-- Source excerpt start --

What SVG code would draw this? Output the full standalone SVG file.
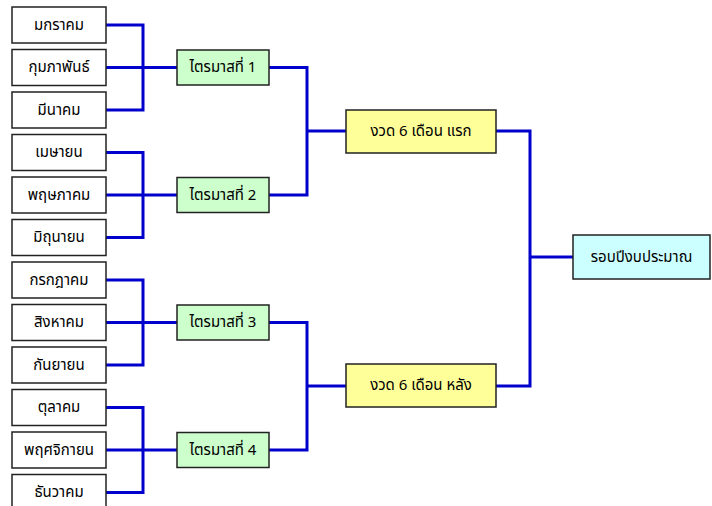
<svg xmlns="http://www.w3.org/2000/svg" width="712" height="506" viewBox="0 0 712 506">
<style>
.box{stroke:#222;stroke-width:1.5}
.m{fill:#fff}
.q{fill:#ccffcc}
.h{fill:#ffff99}
.f{fill:#ccffff}
text{font-family:"Noto Sans Thai","Noto Sans","DejaVu Sans",sans-serif;font-size:15px;fill:#000;text-anchor:middle;dominant-baseline:central}
#connectors path{fill:none;stroke:#0000cc;stroke-width:3}
</style>
<rect width="712" height="506" fill="#fff"/>
<g id="connectors">
<path d="M106,25 H143 V110 H106 M106,67.5 H177"/>
<path d="M106,152.5 H143 V237.5 H106 M106,195 H177"/>
<path d="M106,280 H143 V365 H106 M106,322.5 H177"/>
<path d="M106,407.5 H143 V492.5 H106 M106,450 H177"/>
<path d="M269,67.5 H307 V195 H269 M307,131 H346"/>
<path d="M269,322.5 H307 V450 H269 M307,386 H346"/>
<path d="M496,131 H530 V386 H496 M530,257 H573"/>
</g>
<g id="m1"><rect class="box m" x="12" y="7" width="94" height="36"/><text x="59" y="25">มกราคม</text></g>
<g id="m2"><rect class="box m" x="12" y="49.5" width="94" height="36"/><text x="59" y="67.5">กุมภาพันธ์</text></g>
<g id="m3"><rect class="box m" x="12" y="92" width="94" height="36"/><text x="59" y="110">มีนาคม</text></g>
<g id="m4"><rect class="box m" x="12" y="134.5" width="94" height="36"/><text x="59" y="152.5">เมษายน</text></g>
<g id="m5"><rect class="box m" x="12" y="177" width="94" height="36"/><text x="59" y="195">พฤษภาคม</text></g>
<g id="m6"><rect class="box m" x="12" y="219.5" width="94" height="36"/><text x="59" y="237.5">มิถุนายน</text></g>
<g id="m7"><rect class="box m" x="12" y="262" width="94" height="36"/><text x="59" y="280">กรกฎาคม</text></g>
<g id="m8"><rect class="box m" x="12" y="304.5" width="94" height="36"/><text x="59" y="322.5">สิงหาคม</text></g>
<g id="m9"><rect class="box m" x="12" y="347" width="94" height="36"/><text x="59" y="365">กันยายน</text></g>
<g id="m10"><rect class="box m" x="12" y="389.5" width="94" height="36"/><text x="59" y="407.5">ตุลาคม</text></g>
<g id="m11"><rect class="box m" x="12" y="432" width="94" height="36"/><text x="59" y="450">พฤศจิกายน</text></g>
<g id="m12"><rect class="box m" x="12" y="474.5" width="94" height="36"/><text x="59" y="492.5">ธันวาคม</text></g>
<g id="q1"><rect class="box q" x="177" y="50" width="92" height="35"/><text x="223" y="67.5">ไตรมาสที่ 1</text></g>
<g id="q2"><rect class="box q" x="177" y="177.5" width="92" height="35"/><text x="223" y="195">ไตรมาสที่ 2</text></g>
<g id="q3"><rect class="box q" x="177" y="305" width="92" height="35"/><text x="223" y="322.5">ไตรมาสที่ 3</text></g>
<g id="q4"><rect class="box q" x="177" y="432.5" width="92" height="35"/><text x="223" y="450">ไตรมาสที่ 4</text></g>
<g id="h1"><rect class="box h" x="346" y="110" width="150" height="43"/><text x="421" y="131.5">งวด 6 เดือน แรก</text></g>
<g id="h2"><rect class="box h" x="346" y="364" width="150" height="43"/><text x="421" y="385.5">งวด 6 เดือน หลัง</text></g>
<g id="f"><rect class="box f" x="573" y="235" width="137" height="44"/><text x="641.5" y="257">รอบปีงบประมาณ</text></g>
</svg>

-- Source excerpt end --

> [What needs to be done]: Copy out all the data exactly; skip the pictures.

> [Full answer]:
What SVG code would draw this? Output the full standalone SVG file.
<svg xmlns="http://www.w3.org/2000/svg" width="712" height="506" viewBox="0 0 712 506">
<style>
.box{stroke:#222;stroke-width:1.5}
.m{fill:#fff}
.q{fill:#ccffcc}
.h{fill:#ffff99}
.f{fill:#ccffff}
text{font-family:"Noto Sans Thai","Noto Sans","DejaVu Sans",sans-serif;font-size:15px;fill:#000;text-anchor:middle;dominant-baseline:central}
#connectors path{fill:none;stroke:#0000cc;stroke-width:3}
</style>
<rect width="712" height="506" fill="#fff"/>
<g id="connectors">
<path d="M106,25 H143 V110 H106 M106,67.5 H177"/>
<path d="M106,152.5 H143 V237.5 H106 M106,195 H177"/>
<path d="M106,280 H143 V365 H106 M106,322.5 H177"/>
<path d="M106,407.5 H143 V492.5 H106 M106,450 H177"/>
<path d="M269,67.5 H307 V195 H269 M307,131 H346"/>
<path d="M269,322.5 H307 V450 H269 M307,386 H346"/>
<path d="M496,131 H530 V386 H496 M530,257 H573"/>
</g>
<g id="m1"><rect class="box m" x="12" y="7" width="94" height="36"/><text x="59" y="25">มกราคม</text></g>
<g id="m2"><rect class="box m" x="12" y="49.5" width="94" height="36"/><text x="59" y="67.5">กุมภาพันธ์</text></g>
<g id="m3"><rect class="box m" x="12" y="92" width="94" height="36"/><text x="59" y="110">มีนาคม</text></g>
<g id="m4"><rect class="box m" x="12" y="134.5" width="94" height="36"/><text x="59" y="152.5">เมษายน</text></g>
<g id="m5"><rect class="box m" x="12" y="177" width="94" height="36"/><text x="59" y="195">พฤษภาคม</text></g>
<g id="m6"><rect class="box m" x="12" y="219.5" width="94" height="36"/><text x="59" y="237.5">มิถุนายน</text></g>
<g id="m7"><rect class="box m" x="12" y="262" width="94" height="36"/><text x="59" y="280">กรกฎาคม</text></g>
<g id="m8"><rect class="box m" x="12" y="304.5" width="94" height="36"/><text x="59" y="322.5">สิงหาคม</text></g>
<g id="m9"><rect class="box m" x="12" y="347" width="94" height="36"/><text x="59" y="365">กันยายน</text></g>
<g id="m10"><rect class="box m" x="12" y="389.5" width="94" height="36"/><text x="59" y="407.5">ตุลาคม</text></g>
<g id="m11"><rect class="box m" x="12" y="432" width="94" height="36"/><text x="59" y="450">พฤศจิกายน</text></g>
<g id="m12"><rect class="box m" x="12" y="474.5" width="94" height="36"/><text x="59" y="492.5">ธันวาคม</text></g>
<g id="q1"><rect class="box q" x="177" y="50" width="92" height="35"/><text x="223" y="67.5">ไตรมาสที่ 1</text></g>
<g id="q2"><rect class="box q" x="177" y="177.5" width="92" height="35"/><text x="223" y="195">ไตรมาสที่ 2</text></g>
<g id="q3"><rect class="box q" x="177" y="305" width="92" height="35"/><text x="223" y="322.5">ไตรมาสที่ 3</text></g>
<g id="q4"><rect class="box q" x="177" y="432.5" width="92" height="35"/><text x="223" y="450">ไตรมาสที่ 4</text></g>
<g id="h1"><rect class="box h" x="346" y="110" width="150" height="43"/><text x="421" y="131.5">งวด 6 เดือน แรก</text></g>
<g id="h2"><rect class="box h" x="346" y="364" width="150" height="43"/><text x="421" y="385.5">งวด 6 เดือน หลัง</text></g>
<g id="f"><rect class="box f" x="573" y="235" width="137" height="44"/><text x="641.5" y="257">รอบปีงบประมาณ</text></g>
</svg>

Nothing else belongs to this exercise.